§ **EXERCISE OBJECTIVE**: Determine which lines contain the word "this", then copy those lines.

§ **GIVEN ENTRIES**:

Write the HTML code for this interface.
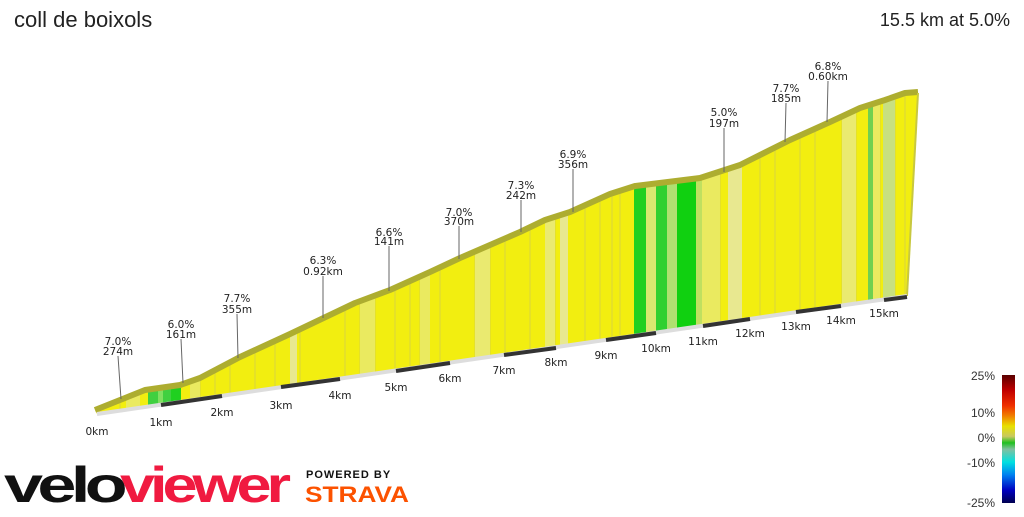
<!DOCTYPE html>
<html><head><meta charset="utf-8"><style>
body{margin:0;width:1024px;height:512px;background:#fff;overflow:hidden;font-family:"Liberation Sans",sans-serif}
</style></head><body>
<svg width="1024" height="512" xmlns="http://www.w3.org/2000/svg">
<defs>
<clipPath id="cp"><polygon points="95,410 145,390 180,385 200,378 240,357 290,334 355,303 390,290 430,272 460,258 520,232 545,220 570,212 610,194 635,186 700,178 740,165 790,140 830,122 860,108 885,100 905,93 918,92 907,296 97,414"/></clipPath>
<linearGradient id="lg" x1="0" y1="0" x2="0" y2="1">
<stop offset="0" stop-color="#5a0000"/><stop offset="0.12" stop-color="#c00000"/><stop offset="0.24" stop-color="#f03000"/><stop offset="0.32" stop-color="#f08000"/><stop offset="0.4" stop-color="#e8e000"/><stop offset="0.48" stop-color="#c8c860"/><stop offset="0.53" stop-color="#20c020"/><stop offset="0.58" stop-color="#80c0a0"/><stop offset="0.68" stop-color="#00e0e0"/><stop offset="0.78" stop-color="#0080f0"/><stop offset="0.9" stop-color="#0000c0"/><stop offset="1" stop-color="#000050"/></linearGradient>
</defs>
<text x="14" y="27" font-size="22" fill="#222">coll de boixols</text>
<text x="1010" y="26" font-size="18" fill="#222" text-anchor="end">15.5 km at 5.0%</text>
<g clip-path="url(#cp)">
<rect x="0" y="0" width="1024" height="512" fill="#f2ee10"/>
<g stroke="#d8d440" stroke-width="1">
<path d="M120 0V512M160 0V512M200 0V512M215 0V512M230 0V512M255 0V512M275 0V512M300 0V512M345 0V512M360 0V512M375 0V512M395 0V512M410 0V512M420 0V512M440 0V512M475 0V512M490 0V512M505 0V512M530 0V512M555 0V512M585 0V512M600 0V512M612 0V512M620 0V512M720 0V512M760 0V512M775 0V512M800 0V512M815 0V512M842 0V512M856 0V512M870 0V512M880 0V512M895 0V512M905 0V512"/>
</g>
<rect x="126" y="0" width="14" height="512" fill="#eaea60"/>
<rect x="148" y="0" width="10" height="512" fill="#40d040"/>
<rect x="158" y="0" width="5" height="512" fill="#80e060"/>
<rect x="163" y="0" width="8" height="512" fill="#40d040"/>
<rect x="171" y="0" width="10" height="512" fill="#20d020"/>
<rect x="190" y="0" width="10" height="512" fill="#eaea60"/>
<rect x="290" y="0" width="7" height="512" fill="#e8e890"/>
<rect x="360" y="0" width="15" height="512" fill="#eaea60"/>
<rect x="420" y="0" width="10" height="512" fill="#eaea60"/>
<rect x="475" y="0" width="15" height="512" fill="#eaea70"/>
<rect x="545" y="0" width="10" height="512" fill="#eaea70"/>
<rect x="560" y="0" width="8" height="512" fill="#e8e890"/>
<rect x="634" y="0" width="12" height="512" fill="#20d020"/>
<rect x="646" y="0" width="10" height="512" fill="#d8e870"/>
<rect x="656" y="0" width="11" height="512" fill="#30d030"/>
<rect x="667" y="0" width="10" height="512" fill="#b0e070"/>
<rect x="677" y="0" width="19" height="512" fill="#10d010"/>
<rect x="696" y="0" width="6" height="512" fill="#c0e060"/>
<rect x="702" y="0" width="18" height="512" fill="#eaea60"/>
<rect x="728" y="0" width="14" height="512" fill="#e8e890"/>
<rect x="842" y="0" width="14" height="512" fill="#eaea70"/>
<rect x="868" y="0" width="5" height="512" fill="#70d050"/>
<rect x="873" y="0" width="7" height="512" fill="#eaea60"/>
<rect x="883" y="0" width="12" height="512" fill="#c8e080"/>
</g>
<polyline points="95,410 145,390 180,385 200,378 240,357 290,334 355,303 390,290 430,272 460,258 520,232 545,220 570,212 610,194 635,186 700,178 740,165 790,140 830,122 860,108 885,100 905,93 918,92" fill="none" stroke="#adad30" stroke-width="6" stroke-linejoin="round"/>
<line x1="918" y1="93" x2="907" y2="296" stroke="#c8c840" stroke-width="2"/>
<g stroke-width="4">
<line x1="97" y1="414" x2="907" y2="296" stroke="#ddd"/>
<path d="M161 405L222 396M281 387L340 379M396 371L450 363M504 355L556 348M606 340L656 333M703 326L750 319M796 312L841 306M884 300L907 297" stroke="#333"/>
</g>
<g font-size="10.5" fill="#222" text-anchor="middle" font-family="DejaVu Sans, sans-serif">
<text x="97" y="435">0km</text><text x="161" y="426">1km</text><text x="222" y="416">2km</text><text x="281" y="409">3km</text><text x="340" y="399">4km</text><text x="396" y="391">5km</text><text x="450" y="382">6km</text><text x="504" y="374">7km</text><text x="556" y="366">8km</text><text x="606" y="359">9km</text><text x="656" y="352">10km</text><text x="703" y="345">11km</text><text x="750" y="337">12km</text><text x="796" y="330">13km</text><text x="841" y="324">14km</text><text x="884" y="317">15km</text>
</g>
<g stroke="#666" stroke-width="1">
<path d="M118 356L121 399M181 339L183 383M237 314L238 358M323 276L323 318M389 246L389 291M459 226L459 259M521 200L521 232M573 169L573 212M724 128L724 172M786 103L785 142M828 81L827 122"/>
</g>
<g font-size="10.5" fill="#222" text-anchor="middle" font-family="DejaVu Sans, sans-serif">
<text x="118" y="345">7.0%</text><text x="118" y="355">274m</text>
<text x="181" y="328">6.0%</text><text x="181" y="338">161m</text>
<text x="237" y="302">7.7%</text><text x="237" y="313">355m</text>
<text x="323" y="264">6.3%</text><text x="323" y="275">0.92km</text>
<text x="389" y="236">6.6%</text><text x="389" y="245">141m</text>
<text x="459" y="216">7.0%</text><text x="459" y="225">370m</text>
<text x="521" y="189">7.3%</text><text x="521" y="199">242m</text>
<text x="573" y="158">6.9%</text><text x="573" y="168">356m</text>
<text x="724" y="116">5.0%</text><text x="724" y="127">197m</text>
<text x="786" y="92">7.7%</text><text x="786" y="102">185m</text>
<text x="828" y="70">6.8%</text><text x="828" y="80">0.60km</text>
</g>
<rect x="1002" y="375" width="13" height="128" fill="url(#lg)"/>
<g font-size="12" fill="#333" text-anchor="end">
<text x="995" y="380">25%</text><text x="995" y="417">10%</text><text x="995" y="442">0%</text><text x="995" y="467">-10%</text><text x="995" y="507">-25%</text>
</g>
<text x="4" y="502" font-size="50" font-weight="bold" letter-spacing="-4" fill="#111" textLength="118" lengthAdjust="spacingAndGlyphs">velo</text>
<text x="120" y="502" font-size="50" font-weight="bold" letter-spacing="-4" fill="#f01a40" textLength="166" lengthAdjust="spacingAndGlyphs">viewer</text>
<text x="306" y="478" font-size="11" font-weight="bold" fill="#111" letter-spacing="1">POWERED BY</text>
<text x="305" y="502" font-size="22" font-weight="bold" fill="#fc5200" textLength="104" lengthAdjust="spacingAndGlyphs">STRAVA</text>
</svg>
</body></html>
* * *
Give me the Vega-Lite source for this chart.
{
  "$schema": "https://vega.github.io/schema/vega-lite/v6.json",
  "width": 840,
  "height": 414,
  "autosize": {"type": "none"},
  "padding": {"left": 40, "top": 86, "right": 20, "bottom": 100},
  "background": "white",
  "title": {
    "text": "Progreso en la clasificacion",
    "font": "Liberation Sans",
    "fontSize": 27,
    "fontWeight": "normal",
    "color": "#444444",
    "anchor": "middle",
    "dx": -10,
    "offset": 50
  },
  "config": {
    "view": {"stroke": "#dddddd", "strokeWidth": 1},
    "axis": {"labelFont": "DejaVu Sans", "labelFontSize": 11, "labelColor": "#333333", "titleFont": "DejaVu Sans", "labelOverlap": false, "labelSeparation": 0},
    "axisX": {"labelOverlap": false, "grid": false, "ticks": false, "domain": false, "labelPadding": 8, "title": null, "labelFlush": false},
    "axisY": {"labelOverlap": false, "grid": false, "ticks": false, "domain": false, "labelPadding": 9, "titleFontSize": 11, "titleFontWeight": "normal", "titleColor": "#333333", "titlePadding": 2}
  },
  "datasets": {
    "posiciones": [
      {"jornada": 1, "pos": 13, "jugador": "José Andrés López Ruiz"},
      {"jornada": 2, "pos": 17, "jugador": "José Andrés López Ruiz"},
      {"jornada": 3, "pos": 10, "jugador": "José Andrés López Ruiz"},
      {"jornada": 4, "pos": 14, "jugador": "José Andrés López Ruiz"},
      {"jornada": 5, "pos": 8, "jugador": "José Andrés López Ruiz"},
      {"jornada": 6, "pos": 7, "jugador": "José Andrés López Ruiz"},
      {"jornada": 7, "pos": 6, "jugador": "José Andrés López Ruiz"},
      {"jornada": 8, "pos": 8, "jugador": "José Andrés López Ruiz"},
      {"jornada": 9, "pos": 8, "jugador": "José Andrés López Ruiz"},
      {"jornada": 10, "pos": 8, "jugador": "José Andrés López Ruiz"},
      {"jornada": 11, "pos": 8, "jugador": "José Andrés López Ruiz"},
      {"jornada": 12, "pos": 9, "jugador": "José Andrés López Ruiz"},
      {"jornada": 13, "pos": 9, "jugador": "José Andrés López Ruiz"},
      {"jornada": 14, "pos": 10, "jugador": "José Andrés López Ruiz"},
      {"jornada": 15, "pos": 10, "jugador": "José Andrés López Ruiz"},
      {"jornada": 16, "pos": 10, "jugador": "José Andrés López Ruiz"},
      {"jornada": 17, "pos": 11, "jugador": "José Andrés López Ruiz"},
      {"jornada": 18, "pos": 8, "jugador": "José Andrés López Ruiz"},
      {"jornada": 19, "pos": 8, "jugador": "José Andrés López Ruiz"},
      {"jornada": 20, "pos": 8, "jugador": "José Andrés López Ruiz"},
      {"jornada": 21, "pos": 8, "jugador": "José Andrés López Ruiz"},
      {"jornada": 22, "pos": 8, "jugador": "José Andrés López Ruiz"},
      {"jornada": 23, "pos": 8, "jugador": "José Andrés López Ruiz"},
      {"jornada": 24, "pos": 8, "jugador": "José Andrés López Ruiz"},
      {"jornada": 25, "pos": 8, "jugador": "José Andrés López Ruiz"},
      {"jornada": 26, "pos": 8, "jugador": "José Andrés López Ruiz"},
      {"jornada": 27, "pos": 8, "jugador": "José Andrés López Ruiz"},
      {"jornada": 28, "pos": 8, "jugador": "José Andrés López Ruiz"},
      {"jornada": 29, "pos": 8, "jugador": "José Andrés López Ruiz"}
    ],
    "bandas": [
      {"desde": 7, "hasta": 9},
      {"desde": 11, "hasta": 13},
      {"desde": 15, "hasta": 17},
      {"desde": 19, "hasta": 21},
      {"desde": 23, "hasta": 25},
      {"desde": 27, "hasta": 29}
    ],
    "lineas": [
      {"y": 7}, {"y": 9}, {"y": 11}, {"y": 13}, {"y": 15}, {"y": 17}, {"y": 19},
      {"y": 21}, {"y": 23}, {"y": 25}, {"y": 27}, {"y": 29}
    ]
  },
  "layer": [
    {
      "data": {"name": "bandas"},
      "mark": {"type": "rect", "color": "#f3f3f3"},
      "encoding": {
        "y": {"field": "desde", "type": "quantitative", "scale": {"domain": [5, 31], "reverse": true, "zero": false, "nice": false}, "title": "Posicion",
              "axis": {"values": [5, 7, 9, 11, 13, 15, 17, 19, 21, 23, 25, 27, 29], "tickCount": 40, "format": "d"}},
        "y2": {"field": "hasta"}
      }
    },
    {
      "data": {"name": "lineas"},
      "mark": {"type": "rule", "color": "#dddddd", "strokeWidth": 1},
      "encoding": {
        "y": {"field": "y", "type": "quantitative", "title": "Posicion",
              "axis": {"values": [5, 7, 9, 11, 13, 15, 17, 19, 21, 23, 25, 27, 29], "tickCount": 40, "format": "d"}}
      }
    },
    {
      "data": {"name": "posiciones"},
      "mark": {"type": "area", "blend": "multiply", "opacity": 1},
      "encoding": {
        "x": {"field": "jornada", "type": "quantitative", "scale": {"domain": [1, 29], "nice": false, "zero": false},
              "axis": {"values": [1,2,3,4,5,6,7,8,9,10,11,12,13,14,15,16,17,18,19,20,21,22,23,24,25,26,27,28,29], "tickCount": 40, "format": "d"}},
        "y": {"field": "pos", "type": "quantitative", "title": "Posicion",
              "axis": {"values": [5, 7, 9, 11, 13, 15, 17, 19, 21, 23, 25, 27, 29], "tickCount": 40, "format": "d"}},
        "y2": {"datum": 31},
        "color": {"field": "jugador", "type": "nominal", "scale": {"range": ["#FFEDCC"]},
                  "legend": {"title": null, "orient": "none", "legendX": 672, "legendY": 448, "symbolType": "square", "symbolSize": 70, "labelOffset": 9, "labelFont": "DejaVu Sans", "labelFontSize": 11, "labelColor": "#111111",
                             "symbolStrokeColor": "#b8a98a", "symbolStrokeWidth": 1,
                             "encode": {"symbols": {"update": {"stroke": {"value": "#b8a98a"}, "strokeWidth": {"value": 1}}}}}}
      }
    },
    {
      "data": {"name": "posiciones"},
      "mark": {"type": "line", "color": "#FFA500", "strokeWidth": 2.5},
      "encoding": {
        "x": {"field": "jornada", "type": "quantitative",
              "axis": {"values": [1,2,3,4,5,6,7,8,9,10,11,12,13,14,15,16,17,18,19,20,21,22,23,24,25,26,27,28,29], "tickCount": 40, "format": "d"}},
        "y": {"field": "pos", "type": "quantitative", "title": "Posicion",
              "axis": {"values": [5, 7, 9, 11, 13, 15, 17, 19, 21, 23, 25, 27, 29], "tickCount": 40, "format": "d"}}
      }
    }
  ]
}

§ **CORRECT RESPONSE**:
Write the HTML code for this interface.
Give me the Vega-Lite source for this chart.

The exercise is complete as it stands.